--- Material ---

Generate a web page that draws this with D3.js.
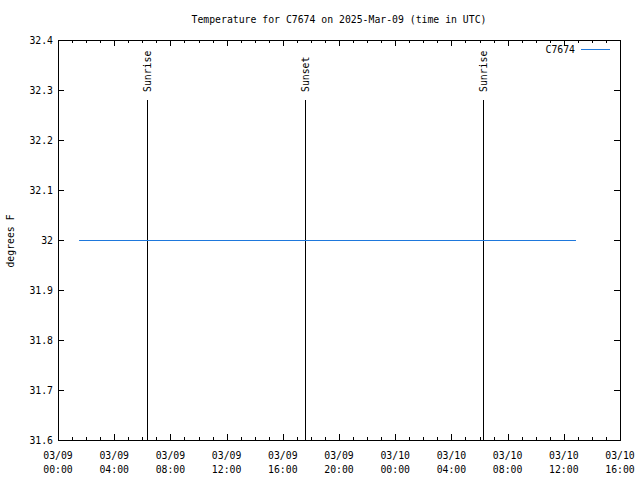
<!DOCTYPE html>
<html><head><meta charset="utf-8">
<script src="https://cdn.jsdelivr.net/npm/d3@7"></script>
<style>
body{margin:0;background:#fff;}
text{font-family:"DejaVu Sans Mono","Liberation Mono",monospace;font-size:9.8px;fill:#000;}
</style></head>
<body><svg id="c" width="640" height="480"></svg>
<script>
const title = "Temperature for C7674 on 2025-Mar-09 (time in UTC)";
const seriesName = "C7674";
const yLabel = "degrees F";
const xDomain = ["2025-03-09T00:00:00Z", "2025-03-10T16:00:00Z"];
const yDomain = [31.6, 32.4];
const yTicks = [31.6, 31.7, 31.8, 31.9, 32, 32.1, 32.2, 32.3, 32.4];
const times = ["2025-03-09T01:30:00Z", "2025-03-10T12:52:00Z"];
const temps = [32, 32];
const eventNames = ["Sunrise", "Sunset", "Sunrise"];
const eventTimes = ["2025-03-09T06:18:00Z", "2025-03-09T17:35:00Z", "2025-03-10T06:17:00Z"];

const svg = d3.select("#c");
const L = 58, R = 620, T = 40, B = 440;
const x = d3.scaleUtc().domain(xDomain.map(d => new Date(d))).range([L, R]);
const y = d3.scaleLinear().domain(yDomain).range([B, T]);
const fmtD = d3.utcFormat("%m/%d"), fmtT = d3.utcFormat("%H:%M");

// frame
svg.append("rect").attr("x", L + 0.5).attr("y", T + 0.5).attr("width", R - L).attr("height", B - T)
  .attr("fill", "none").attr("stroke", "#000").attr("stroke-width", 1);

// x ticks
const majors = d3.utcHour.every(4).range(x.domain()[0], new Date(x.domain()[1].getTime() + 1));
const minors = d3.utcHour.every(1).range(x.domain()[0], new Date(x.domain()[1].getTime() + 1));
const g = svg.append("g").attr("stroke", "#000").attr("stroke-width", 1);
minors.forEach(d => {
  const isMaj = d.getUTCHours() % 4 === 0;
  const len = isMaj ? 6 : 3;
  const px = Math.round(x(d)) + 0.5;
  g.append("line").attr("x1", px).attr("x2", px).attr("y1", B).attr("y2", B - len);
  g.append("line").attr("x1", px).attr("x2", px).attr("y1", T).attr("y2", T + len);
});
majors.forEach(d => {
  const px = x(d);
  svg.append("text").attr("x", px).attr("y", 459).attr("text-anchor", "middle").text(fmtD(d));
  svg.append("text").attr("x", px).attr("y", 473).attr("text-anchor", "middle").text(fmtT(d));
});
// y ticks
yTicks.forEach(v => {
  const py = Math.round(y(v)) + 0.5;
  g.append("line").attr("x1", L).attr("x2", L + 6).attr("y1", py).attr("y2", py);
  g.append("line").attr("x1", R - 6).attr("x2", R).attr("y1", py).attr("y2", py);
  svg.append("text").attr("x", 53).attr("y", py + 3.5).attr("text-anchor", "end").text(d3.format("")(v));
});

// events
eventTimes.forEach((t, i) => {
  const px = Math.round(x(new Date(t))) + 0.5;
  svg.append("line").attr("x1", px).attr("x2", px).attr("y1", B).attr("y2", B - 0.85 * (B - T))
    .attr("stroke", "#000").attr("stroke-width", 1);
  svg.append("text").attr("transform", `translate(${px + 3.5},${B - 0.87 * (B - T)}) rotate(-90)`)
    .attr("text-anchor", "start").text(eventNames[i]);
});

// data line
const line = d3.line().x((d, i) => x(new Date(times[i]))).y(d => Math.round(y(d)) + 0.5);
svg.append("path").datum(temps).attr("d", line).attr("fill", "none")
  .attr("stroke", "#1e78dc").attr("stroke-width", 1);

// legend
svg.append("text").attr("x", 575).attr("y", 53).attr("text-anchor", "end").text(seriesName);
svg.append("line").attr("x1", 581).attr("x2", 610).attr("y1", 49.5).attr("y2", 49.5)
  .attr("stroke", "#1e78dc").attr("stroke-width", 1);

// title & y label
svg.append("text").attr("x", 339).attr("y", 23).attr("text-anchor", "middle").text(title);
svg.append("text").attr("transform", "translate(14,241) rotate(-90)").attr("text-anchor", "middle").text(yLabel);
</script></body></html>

---

Print the listing above in full, exactly as written. Omit any pictures.

[Solution to the problem]
Generate a web page that draws this with D3.js.
<!DOCTYPE html>
<html><head><meta charset="utf-8">
<script src="https://cdn.jsdelivr.net/npm/d3@7"></script>
<style>
body{margin:0;background:#fff;}
text{font-family:"DejaVu Sans Mono","Liberation Mono",monospace;font-size:9.8px;fill:#000;}
</style></head>
<body><svg id="c" width="640" height="480"></svg>
<script>
const title = "Temperature for C7674 on 2025-Mar-09 (time in UTC)";
const seriesName = "C7674";
const yLabel = "degrees F";
const xDomain = ["2025-03-09T00:00:00Z", "2025-03-10T16:00:00Z"];
const yDomain = [31.6, 32.4];
const yTicks = [31.6, 31.7, 31.8, 31.9, 32, 32.1, 32.2, 32.3, 32.4];
const times = ["2025-03-09T01:30:00Z", "2025-03-10T12:52:00Z"];
const temps = [32, 32];
const eventNames = ["Sunrise", "Sunset", "Sunrise"];
const eventTimes = ["2025-03-09T06:18:00Z", "2025-03-09T17:35:00Z", "2025-03-10T06:17:00Z"];

const svg = d3.select("#c");
const L = 58, R = 620, T = 40, B = 440;
const x = d3.scaleUtc().domain(xDomain.map(d => new Date(d))).range([L, R]);
const y = d3.scaleLinear().domain(yDomain).range([B, T]);
const fmtD = d3.utcFormat("%m/%d"), fmtT = d3.utcFormat("%H:%M");

// frame
svg.append("rect").attr("x", L + 0.5).attr("y", T + 0.5).attr("width", R - L).attr("height", B - T)
  .attr("fill", "none").attr("stroke", "#000").attr("stroke-width", 1);

// x ticks
const majors = d3.utcHour.every(4).range(x.domain()[0], new Date(x.domain()[1].getTime() + 1));
const minors = d3.utcHour.every(1).range(x.domain()[0], new Date(x.domain()[1].getTime() + 1));
const g = svg.append("g").attr("stroke", "#000").attr("stroke-width", 1);
minors.forEach(d => {
  const isMaj = d.getUTCHours() % 4 === 0;
  const len = isMaj ? 6 : 3;
  const px = Math.round(x(d)) + 0.5;
  g.append("line").attr("x1", px).attr("x2", px).attr("y1", B).attr("y2", B - len);
  g.append("line").attr("x1", px).attr("x2", px).attr("y1", T).attr("y2", T + len);
});
majors.forEach(d => {
  const px = x(d);
  svg.append("text").attr("x", px).attr("y", 459).attr("text-anchor", "middle").text(fmtD(d));
  svg.append("text").attr("x", px).attr("y", 473).attr("text-anchor", "middle").text(fmtT(d));
});
// y ticks
yTicks.forEach(v => {
  const py = Math.round(y(v)) + 0.5;
  g.append("line").attr("x1", L).attr("x2", L + 6).attr("y1", py).attr("y2", py);
  g.append("line").attr("x1", R - 6).attr("x2", R).attr("y1", py).attr("y2", py);
  svg.append("text").attr("x", 53).attr("y", py + 3.5).attr("text-anchor", "end").text(d3.format("")(v));
});

// events
eventTimes.forEach((t, i) => {
  const px = Math.round(x(new Date(t))) + 0.5;
  svg.append("line").attr("x1", px).attr("x2", px).attr("y1", B).attr("y2", B - 0.85 * (B - T))
    .attr("stroke", "#000").attr("stroke-width", 1);
  svg.append("text").attr("transform", `translate(${px + 3.5},${B - 0.87 * (B - T)}) rotate(-90)`)
    .attr("text-anchor", "start").text(eventNames[i]);
});

// data line
const line = d3.line().x((d, i) => x(new Date(times[i]))).y(d => Math.round(y(d)) + 0.5);
svg.append("path").datum(temps).attr("d", line).attr("fill", "none")
  .attr("stroke", "#1e78dc").attr("stroke-width", 1);

// legend
svg.append("text").attr("x", 575).attr("y", 53).attr("text-anchor", "end").text(seriesName);
svg.append("line").attr("x1", 581).attr("x2", 610).attr("y1", 49.5).attr("y2", 49.5)
  .attr("stroke", "#1e78dc").attr("stroke-width", 1);

// title & y label
svg.append("text").attr("x", 339).attr("y", 23).attr("text-anchor", "middle").text(title);
svg.append("text").attr("transform", "translate(14,241) rotate(-90)").attr("text-anchor", "middle").text(yLabel);
</script></body></html>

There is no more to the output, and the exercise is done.